This unique bureaucrat

by Bruce Anderson

Way back, I had a very odd experience at San Francisco City Hall — beneath City Hall, to place the site exactly.

I was instructed to see a man about a foster home rate for some kids I was responsible for at the time. When I arrived for my appointment, I was directed to the basement elevator, and when I got to the basement I was told to descend another floor, by stairs that were only slightly more negotiable than a rope ladder would have been. 

There, to one side of a dirt floor strewn with planks, was a plywood door. Mr. So-and-So had his name plate fixed to the door by an oversized nail that obliterated the middle of his name.

I knocked.

“Enter,” a male voice said. I didn’t know if I should or not. It was positively spooky down there, and it was obvious to me that I was probably a rare visitor.

I pushed through the plywood to find a bright-eyed old boy staring back at me from a desk in the chaotic middle of mounds of file folders, a beatific smile on his face. He looked wholly deranged, but was quite friendly and as garrulous as any topside outpatient.

It was obvious I was his first visitor in many moons; maybe his first official visitor ever. We chatted for almost an hour about matters having nothing to do with my reason for being there.

My host asked me if seagulls could talk. “I wouldn’t be surprised,” I replied. “I talked to a crow once.”

He came right back with, “Oh yes, crows are very talkative.”

My open-mindedness on his zany comments seemed to please him, although I understood why the City kept him in the basement.

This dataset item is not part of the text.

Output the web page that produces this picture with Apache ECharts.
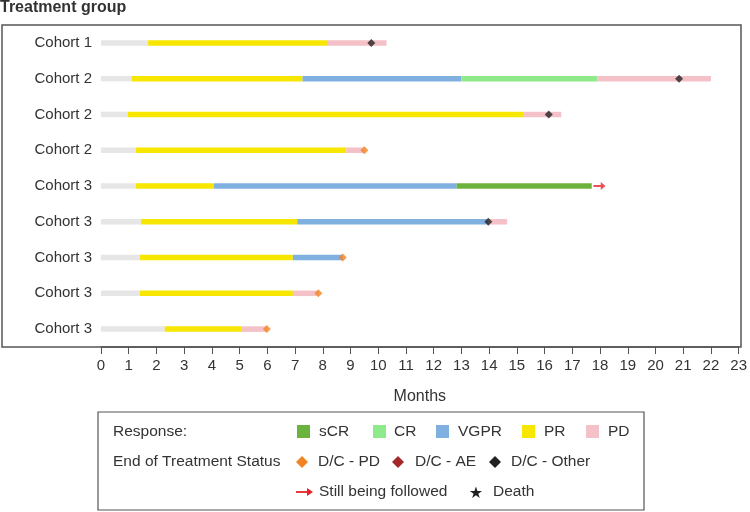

Finally, I told this unique bureaucrat why I had come. “Well, what do you think is fair compensation for the wonderful work you’re doing?” he asked with no hint of irony.

I named a figure.

He said, “Surely you need more than that.”

I knocked it up a couple of hundred bucks.

“That’s all?” he asked.

And that was it. I got the rate I asked for.

That was the long and short of the foster home rate-setting process for the City and County of San Francisco.

It wasn’t until the late 1970s that the state stepped in to establish a more or less orderly rate-setting system; before that millions were allocated on the pick-a-number system, each county doling out the tax dollars any old way. And just as many millions were stolen, you can be sure of that.



  1. That was somethin' else, almost Dickensian! I'd love to learn more about this old fellow deep in the bowels of City Hall. But alas, that seems too buried in history by now.

    1. Oh, yay! I'm glad someone liked it as much as I did.

      If there's one thing I love but also hate, it's writing I wish I'd written.